Es verdad, como ya decía el Padre Sigüenza en 1605, que esta obra muestra “la gloria vana y breve gusto de la fresa o madroño, y su olorcillo, que apenas se siente cuando ya es pasado”. Y es verdad que esta lección, en manos de un maestro excepcional de las cosas importantes de la vida que nos enseña no hablando o escribiendo sino pintando como es El Bosco, es una lección tan actual hoy como en su tiempo, y que tiene mucho que ver con la decepción que acaece al hombre de nuestro tiempo que abraza sin pensarlo el vano gusto por lo efímero que es lo único que el relativismo le ofrece como apetecible, sucedáneo de la verdad, la bondad y la belleza que se han empeñado en convencernos que no existen, no vaya a ser que los busquemos y queramos ser felices.

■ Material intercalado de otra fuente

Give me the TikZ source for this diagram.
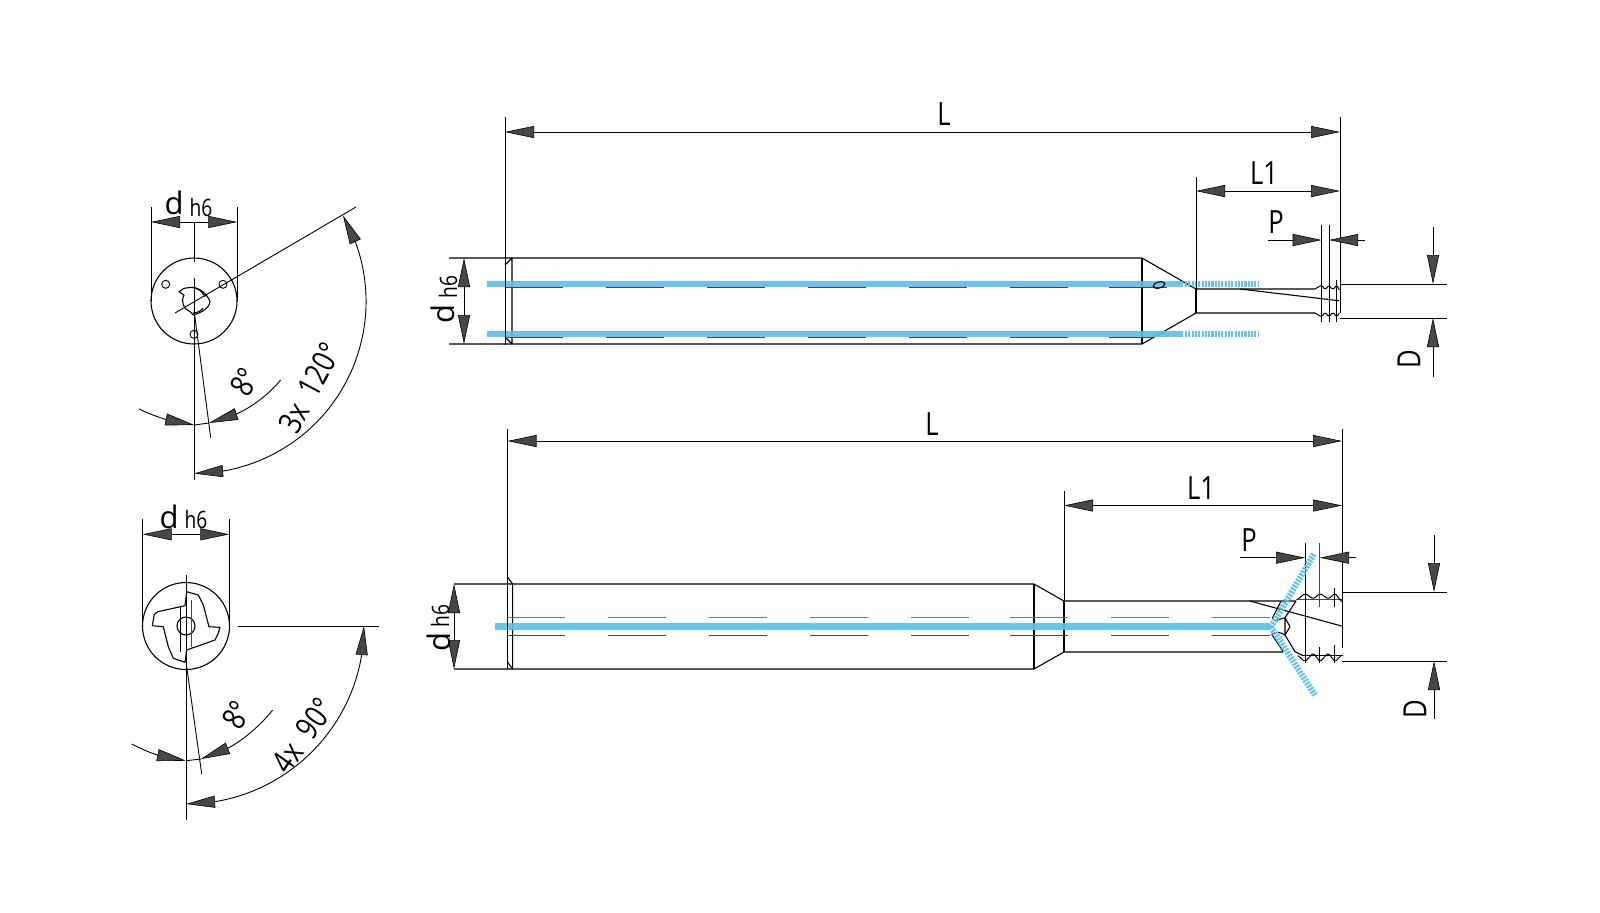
\documentclass[tikz,border=0pt]{standalone}
\usepackage{fontspec}
\setmainfont[FakeStretch=0.8]{Open Sans}
\newfontfamily\shankfont{Open Sans}
\usetikzlibrary{arrows.meta,bending,calc}
\definecolor{coolant}{HTML}{5AC0EE}
\tikzset{
  dimtip/.tip={Triangle[length=14.5pt,width=6pt,fill=black!72,line width=.3pt]},
  part/.style={line width=.55pt,line join=round},
  dimline/.style={line width=.45pt},
  hidden/.style={line width=.5pt,black!72},
  faint/.style={line width=.5pt,black!55},
  thread/.style={line width=.5pt,rounded corners=.8pt},
  coolline/.style={coolant,line width=3.3pt,opacity=.92},
  coolhatch/.style={coolant,line width=3.1pt,opacity=.95,dash pattern=on 1.05pt off .6pt},
  biglabel/.style={inner sep=0pt,font=\fontsize{16}{17}\selectfont},
  shanklabel/.style={inner sep=0pt,font=\shankfont\fontsize{15.5}{16}\selectfont},
  smalllabel/.style={inner sep=0pt,font=\fontsize{12}{13}\selectfont}
}
\begin{document}
\begin{tikzpicture}[x=.5pt,y=-.5pt]
  \useasboundingbox (0,0) rectangle (1600,912);
  % upper tool
  \draw[part] (449,258) -- (1142,258) -- (1196,289) -- (1315,289);
  \draw[part] (449,344) -- (1142,344) -- (1196,313) -- (1315,313);
  \draw[part] (1142,258) -- (1142,344);
  \draw[part,line width=1pt] (1196,289) -- (1196,313);
  \draw[part] (505,265) -- (512,258) -- (512,344) -- (505,337);
  \draw[part] (1240,289) -- (1339,300.7);
  % upper thread
  \draw[thread] (1315,289) -- (1321.7,285) -- (1325,290) -- (1329,285) -- (1332.7,290) -- (1336.7,285) -- (1339.3,290);
  \draw[thread] (1315,313) -- (1321.7,317) -- (1325,312) -- (1329,317) -- (1332.7,312) -- (1336.7,317) -- (1339.3,313);
  \foreach \xa in {1321.7,1329}
    \draw[dimline] (\xa,225) -- (\xa,322);
  \draw[dimline] (1336.7,280) -- (1336.7,322);
  % upper coolant
  \draw[coolline] (487,284) -- (1183,284);
  \draw[coolline] (487,334) -- (1183,334);
  \draw[coolhatch] (1185,284) -- (1258,284);
  \draw[coolhatch] (1185,334) -- (1258,334);
  \foreach \xa in {505,606,707,808,909,1010} {
    \draw[hidden] (\xa,287.8) -- ++(58,0);
    \draw[hidden] (\xa,337.3) -- ++(58,0);
  }
  \draw[hidden] (1109,287.8) -- (1167,287.8);
  \draw[hidden] (1109,337.3) -- (1152,337.3);
  \draw[part,rotate around={15:(1159,285)}] (1159,285) ellipse (6 and 3);
  % upper dimensions
  \draw[dimline] (505,117) -- (505,345);
  \draw[dimline] (1340,117) -- (1340,313);
  \draw[dimline] (1196,177) -- (1196,289);
  \draw[dimline,dimtip-dimtip] (505,132) -- (1340,132);
  \draw[dimline,dimtip-dimtip] (1196,191) -- (1340,191);
  \draw[dimline,dimtip-dimtip] (464,258) -- (464,344);
  \draw[dimline,-dimtip] (1268,240) -- (1321.7,240);
  \draw[dimline,-dimtip] (1365,240) -- (1329,240);
  \draw[dimline] (1340,284) -- (1447,284);
  \draw[dimline] (1340,318) -- (1447,318);
  \draw[dimline,-dimtip] (1433,227) -- (1433,284);
  \draw[dimline,-dimtip] (1433,377) -- (1433,318);
  \node[biglabel] (lenA) at (944,114) {L};
  \node[biglabel] (lenB) at (1264,173) {L1};
  \node[biglabel] (pitchA) at (1276,222) {P};
  \node[biglabel,rotate=90] (diamA) at (1409,359) {D};
  \node[shanklabel,rotate=90] (shankA) at (443,314) {d};
  \node[smalllabel,rotate=90] (toleranceA) at (448,287) {h6};
  % lower tool
  \draw[part] (454,584) -- (1034,584) -- (1064,601) -- (1296,601) -- (1285,617.7);
  \draw[part] (454,669) -- (1034,669) -- (1064,652) -- (1283.3,652);
  \draw[part] (1034,584) -- (1034,669);
  \draw[part,line width=1pt] (1064,601) -- (1064,652);
  \draw[part] (507.5,577) -- (512.6,584) -- (512.6,669) -- (507.5,662);
  \draw[part] (1250,601) -- (1341.7,626);
  \foreach \xa in {507,608,709,810,911,1010,1111,1212} {
    \draw[faint] (\xa,617.7) -- ++(58,0);
    \draw[hidden] (\xa,635) -- ++(58,0);
  }
  % lower flute and thread
  \draw[part] (1280.7,601.7) -- (1272.3,618.3) -- (1275,620.7) -- (1285,617.7) -- (1290,626.7) -- (1285,635) -- (1285,617.7);
  \draw[part] (1285,635) -- (1295,651.7) -- (1303,655.7);
  \draw[part] (1271.7,634.3) .. controls (1276,631.5) and (1281,632) .. (1285,635);
  \draw[part] (1271.7,634.3) -- (1283.3,651.7);
  \draw[hidden] (1296,599) -- (1343,599);
  \draw[part] (1303,655.7) -- (1343,655.7);
  \draw[thread] (1298,599) -- (1305,593.3) -- (1313.3,599) -- (1320,593.3) -- (1328.3,599) -- (1335,593.3) -- (1341.7,601.7);
  \draw[thread] (1298,655.7) -- (1305,661.7) -- (1313.3,653) -- (1320,661.7) -- (1328.3,653) -- (1335,661.7) -- (1341.7,655);
  \draw[dimline] (1305,543) -- (1305,663);
  \draw[hidden] (1319.5,543) -- (1319.5,607);
  \draw[dimline] (1319.5,647) -- (1319.5,663);
  \draw[dimline] (1334,588) -- (1334,607);
  \draw[dimline] (1334,645) -- (1334,663);
  % lower coolant
  \draw[coolline] (495,626.7) -- (1270,626.7);
  \draw[coolhatch] (1271,627) -- (1314,554);
  \draw[coolhatch] (1271,627) -- (1315,695);
  % lower dimensions
  \draw[dimline] (507.5,429) -- (507.5,669);
  \draw[dimline] (1342,429) -- (1342,648);
  \draw[dimline] (1064,491) -- (1064,601);
  \draw[dimline,dimtip-dimtip] (507.5,441) -- (1342,441);
  \draw[dimline,dimtip-dimtip] (1064,505.5) -- (1342,505.5);
  \draw[dimline,dimtip-dimtip] (454,584) -- (454,669);
  \draw[dimline,-dimtip] (1240,557.7) -- (1305,557.7);
  \draw[dimline,-dimtip] (1356,557.7) -- (1320,557.7);
  \draw[dimline] (1342,592) -- (1447,592);
  \draw[dimline] (1342,661) -- (1447,661);
  \draw[dimline,-dimtip] (1434,535) -- (1434,592);
  \draw[dimline,-dimtip] (1434,719) -- (1434,661);
  \node[biglabel] (lenC) at (932,424) {L};
  \node[biglabel] (lenD) at (1201,488) {L1};
  \node[biglabel] (pitchB) at (1249,540) {P};
  \node[biglabel,rotate=90] (diamB) at (1415,709) {D};
  \node[shanklabel,rotate=90] (shankB) at (439,642) {d};
  \node[smalllabel,rotate=90] (toleranceB) at (440,616) {h6};
  % upper section
  \draw[part] (194,301) circle (43);
  \foreach \xa/\ya in {165.7/284.3,223/284.3,194/334.3}
    \draw[dimline] (\xa,\ya) circle (4);
  \draw[part] (179,291.7) -- (184,288.3) -- (191.7,287.3) .. controls (200,287.5) and (208,295) .. (210,301.7)
    .. controls (209,309) and (200,313) .. (193.3,315) -- (190,311.7) -- (185,308.3)
    .. controls (182,303) and (182,299) .. (184,295) -- cycle;
  \draw[part] (191.7,287.3) .. controls (198,288) and (202,291) .. (205,296.7);
  \draw[part] (193,313) .. controls (197,313) and (201,311) .. (203,308);
  \draw[dimline] (151,207) -- (151,301);
  \draw[dimline] (237.3,207) -- (237.3,301);
  \draw[dimline] (194.3,223) -- (194.3,262);
  \draw[dimline] (194.3,278) -- (194.3,480);
  \draw[dimline] (175,313) -- (356,207);
  \draw[dimline] (194,310) -- (210.7,437.7);
  \draw[dimline,dimtip-dimtip] (151,222) -- (237.3,222);
  \draw[dimline,-dimtip] (139,409) .. controls (156,417) and (175,423.5) .. (194.3,425);
  \draw[dimline,-dimtip] (280.7,380) .. controls (262,402) and (238,417) .. (209,423);
  \draw[dimline] (194.3,425) -- (209,423);
  \draw[dimline,dimtip-dimtip] (343,215.5) arc (-30:90:172);
  \node[shanklabel] (shankC) at (174,203) {d};
  \node[smalllabel] (toleranceC) at (201,207) {h6};
  \node[biglabel,rotate=60] (draftA) at (245,382) {8°};
  \node[biglabel,rotate=62] (indexA) at (310,388) {3x\ \ 120°};
  % lower section
  \draw[part] (186,626) circle (43.5);
  \draw[part] (186,626) circle (9);
  \draw[part] (186.7,591.7) -- (198.3,595) -- (203.3,605) -- (209,626.7) -- (220,627.3) -- (218.3,633.3) -- (215,640)
    -- (186.7,650) -- (185,662.3) -- (173.3,658.3) -- (168.3,646.7) -- (163.3,626.7) -- (152.3,625.7) -- (154.3,614.3)
    -- (157.7,611.7) -- (185,605.7) -- cycle;
  \draw[dimline] (180,606.7) -- (180,652.3);
  \draw[hidden] (191.7,600) -- (191.7,646.7);
  \draw[dimline] (142.7,519.3) -- (142.7,626);
  \draw[dimline] (229.3,519.3) -- (229.3,626);
  \draw[dimline] (186,575) -- (186,820);
  \draw[dimline] (186.7,666.7) -- (201.7,774);
  \draw[dimline] (237.7,626) -- (379,626);
  \draw[dimline,dimtip-dimtip] (142.7,534.3) -- (229.3,534.3);
  \draw[dimline,-dimtip] (131.7,744) .. controls (149,753) and (167,759.5) .. (186,760.7);
  \draw[dimline,-dimtip] (272.7,710) .. controls (254,733) and (229,752) .. (201,759);
  \draw[dimline] (186,760.7) -- (201,759);
  \draw[dimline,dimtip-dimtip] (364,626) arc (0:90:178);
  \node[shanklabel] (shankD) at (169,517) {d};
  \node[smalllabel] (toleranceD) at (196,519) {h6};
  \node[biglabel,rotate=60] (draftB) at (237,715) {8°};
  \node[biglabel,rotate=55] (indexB) at (303,735) {4x\ \ 90°};
\end{tikzpicture}
\end{document}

Pero también es verdad que la fe del cristiano le lleva a algo mucho más importante que el desvelar la inconsistencia de lo efímero, y es mostrar la consistencia de lo eterno, el valor de lo bueno, el atractivo de la verdad, la admiración de la belleza más sublime, la vida en Dios que es el verdadero Jardín de las Delicias. Y por la misma razón que me hubiese gustado ver tablas suyas sobre las virtudes, y no solo sobre los pecados, si ese jardín, el Jardín de las delicias del paraíso, lo hubiese pintado El Bosco, estaríamos ante la respuesta (y por tanto ante la catequesis) más sublime a una pregunta que ni siquiera hace falta hacerse para maravillarse con su respuesta: ¿Qué sentido tiene la vida, cuál es su destino?